> _SOURCE DATA_:
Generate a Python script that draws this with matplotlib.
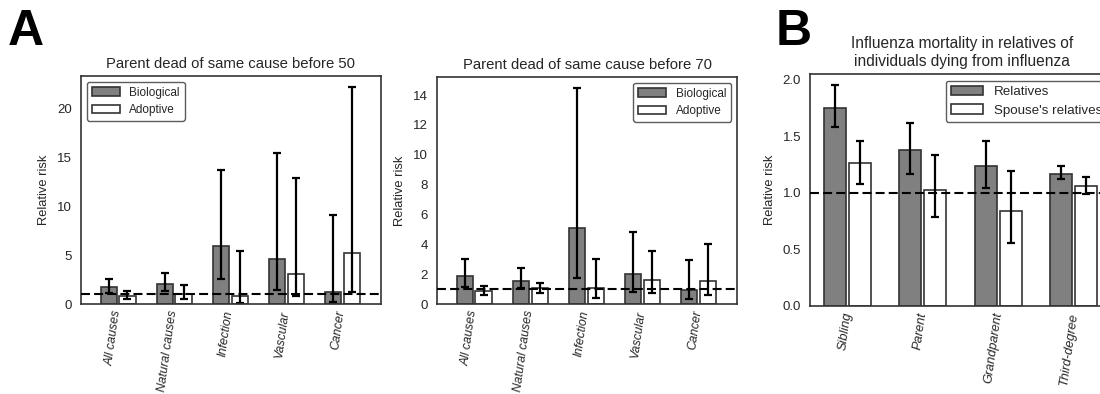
import matplotlib
matplotlib.use("Agg")
import matplotlib.pyplot as plt
import numpy as np
import seaborn as sns

sns.set_style("white")
plt.rcParams['font.family'] = ['Liberation Sans', 'DejaVu Sans']

# relative risk of death, with 95% CI, by parental cause of death
causes = ["All causes", "Natural causes", "Infection", "Vascular", "Cancer"]

bio50 = [1.77, 2.05, 5.88, 4.58, 1.27]
bio50_lo = [1.16, 1.33, 2.53, 1.43, 0.24]
bio50_hi = [2.60, 3.15, 13.7, 15.4, 9.06]
adop50 = [0.82, 1.03, 0.82, 3.11, 5.20]
adop50_lo = [0.48, 0.48, 0.07, 0.82, 1.27]
adop50_hi = [1.37, 1.95, 5.40, 12.85, 22.2]

bio70 = [1.90, 1.54, 5.07, 1.99, 0.94]
bio70_lo = [1.16, 1.05, 1.76, 0.83, 0.31]
bio70_hi = [2.99, 2.43, 14.49, 4.80, 2.95]
adop70 = [0.87, 1.05, 1.05, 1.59, 1.54]
adop70_lo = [0.60, 0.71, 0.42, 0.71, 0.60]
adop70_hi = [1.20, 1.43, 3.01, 3.53, 4.04]

# influenza mortality among relatives
kin = ["Sibling", "Parent", "Grandparent", "Third-degree"]
rel = [1.75, 1.375, 1.237, 1.166]
rel_lo = [1.576, 1.163, 1.037, 1.117]
rel_hi = [1.95, 1.617, 1.455, 1.234]
spouse = [1.258, 1.028, 0.837, 1.055]
spouse_lo = [1.075, 0.786, 0.554, 0.987]
spouse_hi = [1.458, 1.334, 1.193, 1.134]

width = 0.29
offset = 0.33
edge = "#333333"
err_kw = dict(ecolor="black", elinewidth=1.6, capsize=3, capthick=1.6)


def yerr(vals, lo, hi):
    vals = np.array(vals)
    return [vals - np.array(lo), np.array(hi) - vals]


def panel(ax, labels, a, a_lo, a_hi, b, b_lo, b_hi, names, title, loc, xlim,
          fs_tick=8.8, fs_title=10.7, fs_leg=8.5):
    x = np.arange(len(labels))
    ax.bar(x, a, width, color="#808080", edgecolor=edge, linewidth=1.2,
           yerr=yerr(a, a_lo, a_hi), error_kw=err_kw, label=names[0])
    ax.bar(x + offset, b, width, color="white", edgecolor=edge, linewidth=1.2,
           yerr=yerr(b, b_lo, b_hi), error_kw=err_kw, label=names[1])
    ax.axhline(1, color="black", ls="--", lw=1.5, dashes=(4.3, 2), zorder=5)
    ax.set_xlim(*xlim)
    ax.set_xticks(x + 0.25)
    ax.set_xticklabels(labels, rotation=82, ha="right", style="italic",
                       fontsize=fs_tick)
    ax.tick_params(axis="x", pad=0.5)
    ax.tick_params(axis="y", labelsize=9.5, pad=3)
    ax.set_ylabel("Relative risk", fontsize=9.3, labelpad=5)
    ax.set_title(title, fontsize=fs_title)
    for s in ax.spines.values():
        s.set_color("#333333")
        s.set_linewidth(1.2)
    leg = ax.legend(loc=loc, fontsize=fs_leg, frameon=True, fancybox=True,
                    handlelength=2.4, borderpad=0.4, labelspacing=0.45)
    leg.get_frame().set_edgecolor("#333333")
    leg.get_frame().set_linewidth(1.0)


fig = plt.figure(figsize=(11, 3.94), dpi=100)
ax1 = fig.add_axes([0.0736, 0.2284, 0.2727, 0.5787])
ax2 = fig.add_axes([0.3973, 0.2284, 0.2727, 0.5761])
ax3 = fig.add_axes([0.7364, 0.2234, 0.2764, 0.5888])

panel(ax1, causes, bio50, bio50_lo, bio50_hi, adop50, adop50_lo, adop50_hi,
      ["Biological", "Adoptive"], "Parent dead of same cause before 50",
      "upper left", (-0.5, 4.85))
panel(ax2, causes, bio70, bio70_lo, bio70_hi, adop70, adop70_lo, adop70_hi,
      ["Biological", "Adoptive"], "Parent dead of same cause before 70",
      "upper right", (-0.5, 4.85))
panel(ax3, kin, rel, rel_lo, rel_hi, spouse, spouse_lo, spouse_hi,
      ["Relatives", "Spouse's relatives"],
      "Influenza mortality in relatives of\nindividuals dying from influenza",
      "upper right", (-0.33, 3.70), fs_tick=9.2, fs_title=11.2, fs_leg=9.6)
ax3.set_yticks([0.0, 0.5, 1.0, 1.5, 2.0])
ax3.set_yticklabels(["0.0", "0.5", "1.0", "1.5", "2.0"])

fig.text(0.007, 0.886, "A", fontsize=36, fontweight="bold", color="black")
fig.text(0.7055, 0.886, "B", fontsize=36, fontweight="bold", color="black")

fig.savefig("out.png", dpi=100)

> _EXERCISE PROMPT_: Your task is an exact transcription of all the data, minus the pictures.

> _FINISHED ANSWER_:
Generate a Python script that draws this with matplotlib.
import matplotlib
matplotlib.use("Agg")
import matplotlib.pyplot as plt
import numpy as np
import seaborn as sns

sns.set_style("white")
plt.rcParams['font.family'] = ['Liberation Sans', 'DejaVu Sans']

# relative risk of death, with 95% CI, by parental cause of death
causes = ["All causes", "Natural causes", "Infection", "Vascular", "Cancer"]

bio50 = [1.77, 2.05, 5.88, 4.58, 1.27]
bio50_lo = [1.16, 1.33, 2.53, 1.43, 0.24]
bio50_hi = [2.60, 3.15, 13.7, 15.4, 9.06]
adop50 = [0.82, 1.03, 0.82, 3.11, 5.20]
adop50_lo = [0.48, 0.48, 0.07, 0.82, 1.27]
adop50_hi = [1.37, 1.95, 5.40, 12.85, 22.2]

bio70 = [1.90, 1.54, 5.07, 1.99, 0.94]
bio70_lo = [1.16, 1.05, 1.76, 0.83, 0.31]
bio70_hi = [2.99, 2.43, 14.49, 4.80, 2.95]
adop70 = [0.87, 1.05, 1.05, 1.59, 1.54]
adop70_lo = [0.60, 0.71, 0.42, 0.71, 0.60]
adop70_hi = [1.20, 1.43, 3.01, 3.53, 4.04]

# influenza mortality among relatives
kin = ["Sibling", "Parent", "Grandparent", "Third-degree"]
rel = [1.75, 1.375, 1.237, 1.166]
rel_lo = [1.576, 1.163, 1.037, 1.117]
rel_hi = [1.95, 1.617, 1.455, 1.234]
spouse = [1.258, 1.028, 0.837, 1.055]
spouse_lo = [1.075, 0.786, 0.554, 0.987]
spouse_hi = [1.458, 1.334, 1.193, 1.134]

width = 0.29
offset = 0.33
edge = "#333333"
err_kw = dict(ecolor="black", elinewidth=1.6, capsize=3, capthick=1.6)


def yerr(vals, lo, hi):
    vals = np.array(vals)
    return [vals - np.array(lo), np.array(hi) - vals]


def panel(ax, labels, a, a_lo, a_hi, b, b_lo, b_hi, names, title, loc, xlim,
          fs_tick=8.8, fs_title=10.7, fs_leg=8.5):
    x = np.arange(len(labels))
    ax.bar(x, a, width, color="#808080", edgecolor=edge, linewidth=1.2,
           yerr=yerr(a, a_lo, a_hi), error_kw=err_kw, label=names[0])
    ax.bar(x + offset, b, width, color="white", edgecolor=edge, linewidth=1.2,
           yerr=yerr(b, b_lo, b_hi), error_kw=err_kw, label=names[1])
    ax.axhline(1, color="black", ls="--", lw=1.5, dashes=(4.3, 2), zorder=5)
    ax.set_xlim(*xlim)
    ax.set_xticks(x + 0.25)
    ax.set_xticklabels(labels, rotation=82, ha="right", style="italic",
                       fontsize=fs_tick)
    ax.tick_params(axis="x", pad=0.5)
    ax.tick_params(axis="y", labelsize=9.5, pad=3)
    ax.set_ylabel("Relative risk", fontsize=9.3, labelpad=5)
    ax.set_title(title, fontsize=fs_title)
    for s in ax.spines.values():
        s.set_color("#333333")
        s.set_linewidth(1.2)
    leg = ax.legend(loc=loc, fontsize=fs_leg, frameon=True, fancybox=True,
                    handlelength=2.4, borderpad=0.4, labelspacing=0.45)
    leg.get_frame().set_edgecolor("#333333")
    leg.get_frame().set_linewidth(1.0)


fig = plt.figure(figsize=(11, 3.94), dpi=100)
ax1 = fig.add_axes([0.0736, 0.2284, 0.2727, 0.5787])
ax2 = fig.add_axes([0.3973, 0.2284, 0.2727, 0.5761])
ax3 = fig.add_axes([0.7364, 0.2234, 0.2764, 0.5888])

panel(ax1, causes, bio50, bio50_lo, bio50_hi, adop50, adop50_lo, adop50_hi,
      ["Biological", "Adoptive"], "Parent dead of same cause before 50",
      "upper left", (-0.5, 4.85))
panel(ax2, causes, bio70, bio70_lo, bio70_hi, adop70, adop70_lo, adop70_hi,
      ["Biological", "Adoptive"], "Parent dead of same cause before 70",
      "upper right", (-0.5, 4.85))
panel(ax3, kin, rel, rel_lo, rel_hi, spouse, spouse_lo, spouse_hi,
      ["Relatives", "Spouse's relatives"],
      "Influenza mortality in relatives of\nindividuals dying from influenza",
      "upper right", (-0.33, 3.70), fs_tick=9.2, fs_title=11.2, fs_leg=9.6)
ax3.set_yticks([0.0, 0.5, 1.0, 1.5, 2.0])
ax3.set_yticklabels(["0.0", "0.5", "1.0", "1.5", "2.0"])

fig.text(0.007, 0.886, "A", fontsize=36, fontweight="bold", color="black")
fig.text(0.7055, 0.886, "B", fontsize=36, fontweight="bold", color="black")

fig.savefig("out.png", dpi=100)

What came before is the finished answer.